Pikec opened in 1990, just before Yugoslavia shattered, and it developed an underground cult following during the years when it was impossible to get good halászlé in Hungary. For a single meal of soup, Hungarians in the know would make the 60- to 300-mile round trip across an international border to Pikec and describe the experience in loving detail. It was not without reason. In the tumultuous quarter century since, Pikec hasn’t lowered its standards. The restaurant feels less like Rév Csárda’s meticulous re-creation of a vanished culture than like an artifact of old Hungary’s fish world.
The halászlé at Čarda Pikec is made to order, just as it is at at Rév Csárda. Chef Ivan Jager adds a teaspoon of tomato paste to the soup and explains that other chefs prefer a dash of white wine. Like ragù alla bolognese, the proper way of making halászlé morphs from village to village, from csárda to čarda, from Hungary to Serbia, hacks and milt and tricks and roe embellishing the five-ingredient core. The name changes too: Here, instead of “fisherman’s soup,” we’re eating riblji paprikaš, which translates to “fish stew with paprika,” but it is otherwise the same dish. In 35 minutes the cauldron is off the flames and on our table, peeling flakes of soot and metal.
Čarda Pikec’s soup of sweet fish and sweet paprika makes a mockery of nationalism. This pride and joy of Hungarian cuisine, available in a single restaurant in Hungary, is now served by a Serbian chef and a Hungarian waiter on a table with a view of Croatia. It is among the best I’ve ever eaten. It is a soup of the borderlands, of a borderless river culture, a soup equally Hungarian, Serbian, and Croat, a soup whose signature spice is from Mesoamerica.
On our way toward the bridge between Serbia and Croatia, the Serbian policeman built like a combat vehicle waves goodbye from his squad SUV.
Across the bridge into Croatia, the land changes. The misty alluvial forests of the Serbian bank are replaced by rolling loess hills of fruit orchards and vineyards. Long villages butt up against the loess walls, their main streets dotted with pink art nouveau houses. The sun is relentless in a metallic white sky above parched cornfields.
We have halászlé in Kovač Čarda, in Suza, which is entirely different. It is cooked over a gas flame and is so brutal on the paprika that it resembles maeuntang, the Korean soup made from the leftover parts of fish served raw.
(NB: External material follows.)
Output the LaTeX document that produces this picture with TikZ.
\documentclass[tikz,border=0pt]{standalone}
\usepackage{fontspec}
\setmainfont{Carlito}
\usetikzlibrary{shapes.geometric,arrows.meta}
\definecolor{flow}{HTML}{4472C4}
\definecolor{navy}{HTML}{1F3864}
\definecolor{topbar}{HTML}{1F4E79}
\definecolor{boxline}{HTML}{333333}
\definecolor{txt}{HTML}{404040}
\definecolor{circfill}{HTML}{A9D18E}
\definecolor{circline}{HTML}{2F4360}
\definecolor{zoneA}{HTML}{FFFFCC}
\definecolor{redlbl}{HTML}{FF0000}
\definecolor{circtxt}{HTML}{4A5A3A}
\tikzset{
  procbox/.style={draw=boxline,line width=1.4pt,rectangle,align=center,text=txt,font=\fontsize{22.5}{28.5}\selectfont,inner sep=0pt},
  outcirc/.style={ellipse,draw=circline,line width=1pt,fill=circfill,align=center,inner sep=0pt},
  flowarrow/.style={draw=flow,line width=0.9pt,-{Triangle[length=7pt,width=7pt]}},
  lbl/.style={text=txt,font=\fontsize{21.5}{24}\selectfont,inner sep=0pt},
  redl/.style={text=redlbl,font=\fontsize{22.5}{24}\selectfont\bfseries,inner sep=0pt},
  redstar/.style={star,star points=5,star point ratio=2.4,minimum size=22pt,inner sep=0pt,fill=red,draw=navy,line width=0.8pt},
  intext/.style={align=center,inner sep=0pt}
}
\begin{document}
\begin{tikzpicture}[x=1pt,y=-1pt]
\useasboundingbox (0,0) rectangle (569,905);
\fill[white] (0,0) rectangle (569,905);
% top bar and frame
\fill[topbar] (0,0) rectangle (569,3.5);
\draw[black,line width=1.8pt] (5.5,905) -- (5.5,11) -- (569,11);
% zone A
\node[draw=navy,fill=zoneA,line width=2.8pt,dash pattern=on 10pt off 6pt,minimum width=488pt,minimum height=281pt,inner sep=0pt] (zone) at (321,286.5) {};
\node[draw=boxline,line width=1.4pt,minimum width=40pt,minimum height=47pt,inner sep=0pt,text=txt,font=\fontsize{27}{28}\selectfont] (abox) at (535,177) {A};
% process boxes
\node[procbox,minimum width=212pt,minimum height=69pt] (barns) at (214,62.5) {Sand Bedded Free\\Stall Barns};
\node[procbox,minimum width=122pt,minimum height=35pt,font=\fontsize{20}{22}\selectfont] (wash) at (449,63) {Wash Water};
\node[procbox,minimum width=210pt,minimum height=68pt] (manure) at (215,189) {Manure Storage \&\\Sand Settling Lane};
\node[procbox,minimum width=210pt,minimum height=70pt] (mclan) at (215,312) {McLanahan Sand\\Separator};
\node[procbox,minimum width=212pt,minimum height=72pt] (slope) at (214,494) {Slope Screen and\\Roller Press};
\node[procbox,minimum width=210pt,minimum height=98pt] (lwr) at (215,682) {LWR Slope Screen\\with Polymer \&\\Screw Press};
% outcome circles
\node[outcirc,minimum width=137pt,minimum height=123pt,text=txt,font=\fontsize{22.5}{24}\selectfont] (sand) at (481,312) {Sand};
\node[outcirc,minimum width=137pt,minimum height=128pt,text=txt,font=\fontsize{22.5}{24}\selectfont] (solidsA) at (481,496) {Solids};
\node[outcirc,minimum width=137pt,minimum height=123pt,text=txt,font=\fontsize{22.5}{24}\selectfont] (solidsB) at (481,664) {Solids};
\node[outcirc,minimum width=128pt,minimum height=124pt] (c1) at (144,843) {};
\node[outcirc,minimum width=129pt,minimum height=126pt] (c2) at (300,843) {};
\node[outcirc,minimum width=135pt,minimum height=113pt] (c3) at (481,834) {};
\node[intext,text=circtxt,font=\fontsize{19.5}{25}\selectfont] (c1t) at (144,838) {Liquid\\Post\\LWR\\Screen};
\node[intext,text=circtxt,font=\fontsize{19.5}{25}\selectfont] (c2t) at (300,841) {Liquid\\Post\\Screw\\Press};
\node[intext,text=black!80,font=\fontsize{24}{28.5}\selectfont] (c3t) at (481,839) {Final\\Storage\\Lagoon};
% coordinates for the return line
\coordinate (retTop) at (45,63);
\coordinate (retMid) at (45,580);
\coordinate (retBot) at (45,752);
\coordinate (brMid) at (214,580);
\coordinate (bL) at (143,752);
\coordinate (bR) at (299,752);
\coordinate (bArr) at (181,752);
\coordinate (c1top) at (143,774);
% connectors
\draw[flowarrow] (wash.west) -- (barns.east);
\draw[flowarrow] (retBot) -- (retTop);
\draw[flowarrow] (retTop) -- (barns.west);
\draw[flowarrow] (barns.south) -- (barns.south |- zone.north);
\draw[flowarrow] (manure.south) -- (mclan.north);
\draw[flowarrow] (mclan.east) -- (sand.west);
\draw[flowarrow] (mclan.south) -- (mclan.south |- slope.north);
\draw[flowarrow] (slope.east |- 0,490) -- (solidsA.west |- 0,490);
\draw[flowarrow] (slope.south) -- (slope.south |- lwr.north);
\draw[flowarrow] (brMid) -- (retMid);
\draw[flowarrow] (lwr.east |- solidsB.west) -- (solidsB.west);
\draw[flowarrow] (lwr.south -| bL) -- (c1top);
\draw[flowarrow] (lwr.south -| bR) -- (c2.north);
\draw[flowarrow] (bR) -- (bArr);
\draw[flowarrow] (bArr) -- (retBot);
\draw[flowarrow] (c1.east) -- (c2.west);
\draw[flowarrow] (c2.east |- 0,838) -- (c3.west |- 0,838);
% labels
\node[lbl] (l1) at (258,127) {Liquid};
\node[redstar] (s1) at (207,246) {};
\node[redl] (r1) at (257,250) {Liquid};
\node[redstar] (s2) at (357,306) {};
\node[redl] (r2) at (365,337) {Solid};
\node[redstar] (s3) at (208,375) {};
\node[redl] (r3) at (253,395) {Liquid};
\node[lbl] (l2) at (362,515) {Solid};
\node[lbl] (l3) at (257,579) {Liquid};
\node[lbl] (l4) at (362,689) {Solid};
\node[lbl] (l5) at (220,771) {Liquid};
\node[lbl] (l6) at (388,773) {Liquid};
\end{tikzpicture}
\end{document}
We sit outside, with a view over fields and a distant line of black poplars that hide the river and Liberland, the Czech political joke and another unintended consequence of 19th-century river management.
Finally we arrive in Kotlina, the village on the Croatian loess plateau where my father was born during World War II, the son of a Hungarian Reformed pastor from Budapest. His church, one of three in a village of 250 people, stands on the top of a hill in a field of roses growing semi-wild.
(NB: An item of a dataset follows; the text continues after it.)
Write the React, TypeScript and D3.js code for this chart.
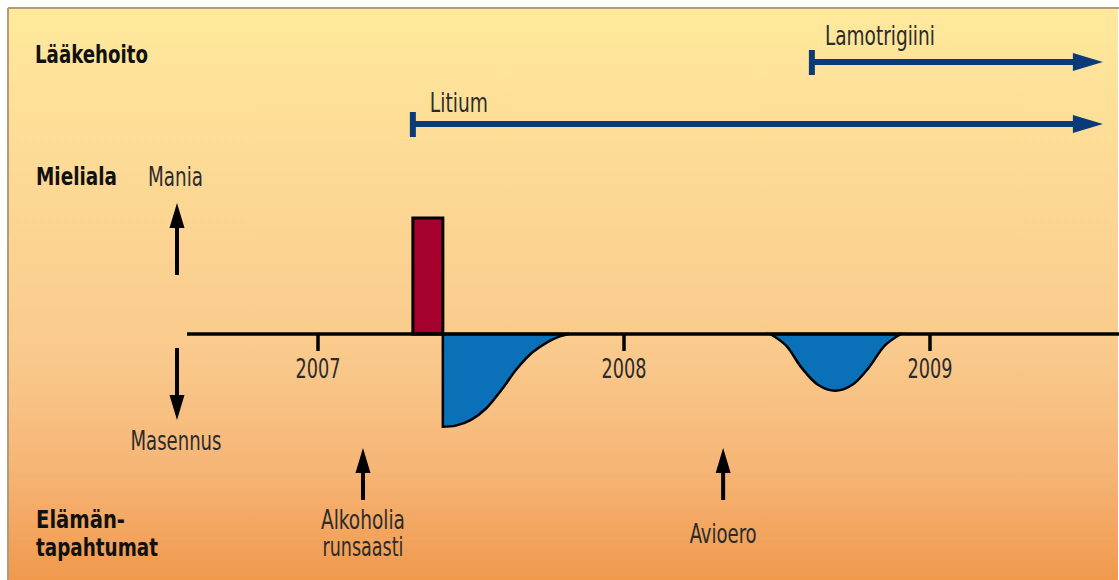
import * as d3 from 'd3';

// Aikajana (vuodet desimaaleina)
const yearTicks = [2007, 2008, 2009];

// Lääkehoito
const medNames = ['Lamotrigiini', 'Litium'];
const medStart = [2008.614, 2007.31];
const medEnd = 2009.565;

// Mieliala: maniajakso
const maniaStart = 2007.31;
const maniaEnd = 2007.408;
const maniaLevel = 1;

// Mieliala: masennusjaksot
const dep1Years = [2007.408, 2007.45, 2007.5, 2007.55, 2007.6, 2007.65, 2007.7, 2007.75, 2007.79, 2007.82];
const dep1Values = [-0.8, -0.79, -0.74, -0.64, -0.48, -0.3, -0.16, -0.07, -0.02, 0];
const dep2Years = [2008.478, 2008.53, 2008.58, 2008.635, 2008.69, 2008.745, 2008.8, 2008.852, 2008.905];
const dep2Values = [0, -0.1, -0.29, -0.44, -0.49, -0.44, -0.29, -0.1, 0];

// Elämäntapahtumat
const eventYears = [2007.147, 2008.324];
const eventLabels = [['Alkoholia', 'runsaasti'], ['Avioero']];

const W = 1119;
const H = 580;
const FONT = '"Liberation Sans Narrow", "DejaVu Sans Condensed", "Roboto Condensed", Roboto, sans-serif';

const x = d3.scaleLinear().domain([2007, 2008]).range([318, 624]);
const axisY = 334;
const y = d3.scaleLinear().domain([0, 1]).range([axisY, 218]);

const depArea = d3.area<[number, number]>()
  .x(d => x(d[0]))
  .y0(axisY)
  .y1(d => y(d[1]))
  .curve(d3.curveCatmullRom.alpha(0.5));

function upArrow(cx: number, tip: number, tail: number, key: string) {
  return (
    <g key={key}>
      <line x1={cx} x2={cx} y1={tip + 20} y2={tail} stroke="#000" strokeWidth={4} />
      <path d={`M${cx},${tip} L${cx - 7.5},${tip + 25} L${cx + 7.5},${tip + 25} Z`} fill="#000" />
    </g>
  );
}

function downArrow(cx: number, tip: number, tail: number) {
  return (
    <g>
      <line x1={cx} x2={cx} y1={tail} y2={tip - 20} stroke="#000" strokeWidth={4} />
      <path d={`M${cx},${tip} L${cx - 7.5},${tip - 25} L${cx + 7.5},${tip - 25} Z`} fill="#000" />
    </g>
  );
}

function Txt(props: { x: number; y: number; w: number; bold?: boolean; anchor?: string; children: string }) {
  return (
    <text
      x={props.x}
      y={props.y}
      textAnchor={props.anchor || 'start'}
      fontFamily={FONT}
      fontSize={props.bold ? 25 : 26}
      fontWeight={props.bold ? 'bold' : 'normal'}
      fill={props.bold ? '#111' : '#2b2b2b'}
      textLength={props.w}
      lengthAdjust="spacingAndGlyphs"
    >
      {props.children}
    </text>
  );
}

export default function App() {
  const medY = [62, 124];
  const dep1 = dep1Years.map((d, i) => [d, dep1Values[i]] as [number, number]);
  const dep2 = dep2Years.map((d, i) => [d, dep2Values[i]] as [number, number]);

  return (
    <svg width={W} height={H} style={{ position: 'absolute', left: 0, top: 0 }}>
      <defs>
        <linearGradient id="bg" x1="0" y1="0" x2="0" y2="1">
          <stop offset="0" stopColor="#FFE99C" />
          <stop offset="0.3" stopColor="#FDD995" />
          <stop offset="0.6" stopColor="#F9CA8C" />
          <stop offset="0.8" stopColor="#F6B677" />
          <stop offset="1" stopColor="#F0994D" />
        </linearGradient>
      </defs>
      <rect x={0} y={0} width={W} height={H} fill="#fff" />
      <rect x={8} y={8} width={W - 9} height={H - 8} fill="url(#bg)" />
      <line x1={8} x2={W} y1={8} y2={8} stroke="#B49B78" strokeWidth={2} />
      <line x1={8} x2={8} y1={8} y2={H} stroke="#B49B78" strokeWidth={2} />

      {/* Rivien otsikot */}
      <Txt x={35} y={63} w={113} bold>Lääkehoito</Txt>
      <Txt x={36} y={185} w={81} bold>Mieliala</Txt>
      <Txt x={36} y={528} w={89} bold>Elämän-</Txt>
      <Txt x={36} y={556} w={122} bold>tapahtumat</Txt>

      {/* Lääkkeet */}
      {medNames.map((name, i) => {
        const x0 = x(medStart[i]);
        const x1 = x(medEnd);
        const yy = medY[i];
        return (
          <g key={name}>
            <line x1={x0} x2={x1 - 22} y1={yy} y2={yy} stroke="#0B3A78" strokeWidth={6} />
            <line x1={x0} x2={x0} y1={yy - 12} y2={yy + 13} stroke="#0B3A78" strokeWidth={6} />
            <path d={`M${x1},${yy} L${x1 - 30},${yy - 9} L${x1 - 30},${yy + 9} Z`} fill="#0B3A78" />
            <Txt x={x0 + (i === 0 ? 13 : 17)} y={yy - (i === 0 ? 17 : 12)} w={i === 0 ? 110 : 58}>{name}</Txt>
          </g>
        );
      })}

      {/* Mieliala */}
      <Txt x={148} y={186} w={55}>Mania</Txt>
      {upArrow(177, 203, 275, 'mania')}
      {downArrow(177, 420, 348)}
      <Txt x={176} y={450} w={91} anchor="middle">Masennus</Txt>

      <path d={depArea(dep1) || ''} fill="#0A70B8" stroke="#000" strokeWidth={2.5} />
      <path d={depArea(dep2) || ''} fill="#0A70B8" stroke="#000" strokeWidth={2.5} />
      <rect
        x={x(maniaStart)}
        y={y(maniaLevel)}
        width={x(maniaEnd) - x(maniaStart)}
        height={axisY - y(maniaLevel)}
        fill="#A6002C"
        stroke="#000"
        strokeWidth={3}
      />

      <line x1={187} x2={W} y1={axisY} y2={axisY} stroke="#000" strokeWidth={3.5} />
      {yearTicks.map(t => (
        <g key={t}>
          <line x1={x(t)} x2={x(t)} y1={axisY} y2={351} stroke="#000" strokeWidth={3.5} />
          <Txt x={x(t)} y={378} w={45} anchor="middle">{String(t)}</Txt>
        </g>
      ))}

      {/* Elämäntapahtumat */}
      {eventYears.map((ev, i) => (
        <g key={ev}>
          {upArrow(x(ev), 448, 500, 'ev' + i)}
          {eventLabels[i].length === 2 ? (
            <>
              <Txt x={x(ev)} y={529} w={84} anchor="middle">{eventLabels[i][0]}</Txt>
              <Txt x={x(ev)} y={556} w={81} anchor="middle">{eventLabels[i][1]}</Txt>
            </>
          ) : (
            <Txt x={x(ev)} y={543} w={67} anchor="middle">{eventLabels[i][0]}</Txt>
          )}
        </g>
      ))}
    </svg>
  );
}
We are welcomed into the parsonage by Melinda Turšić, the current pastor’s wife, who feeds us potato chips and wine for breakfast. She digs through an ancient cupboard, overflowing with church documents that date back to the 18th century, and produces ledgers from my grandfather’s time.
In the courtyard of the parsonage, a halászlé cauldron hangs from the low branch of a tree. When I tell Turšić about our journey, she nods and says that her husband, Darko, uses it for meat stews instead of halászlé. They’re no fans of fish. We say our goodbyes. After 60 miles on foot, we board the day’s only train home. It’s empty except for us and a grandmother. Across a field dotted with white willows, the train crosses an invisible European Union border, the dream of an entire world out there, into Hungary.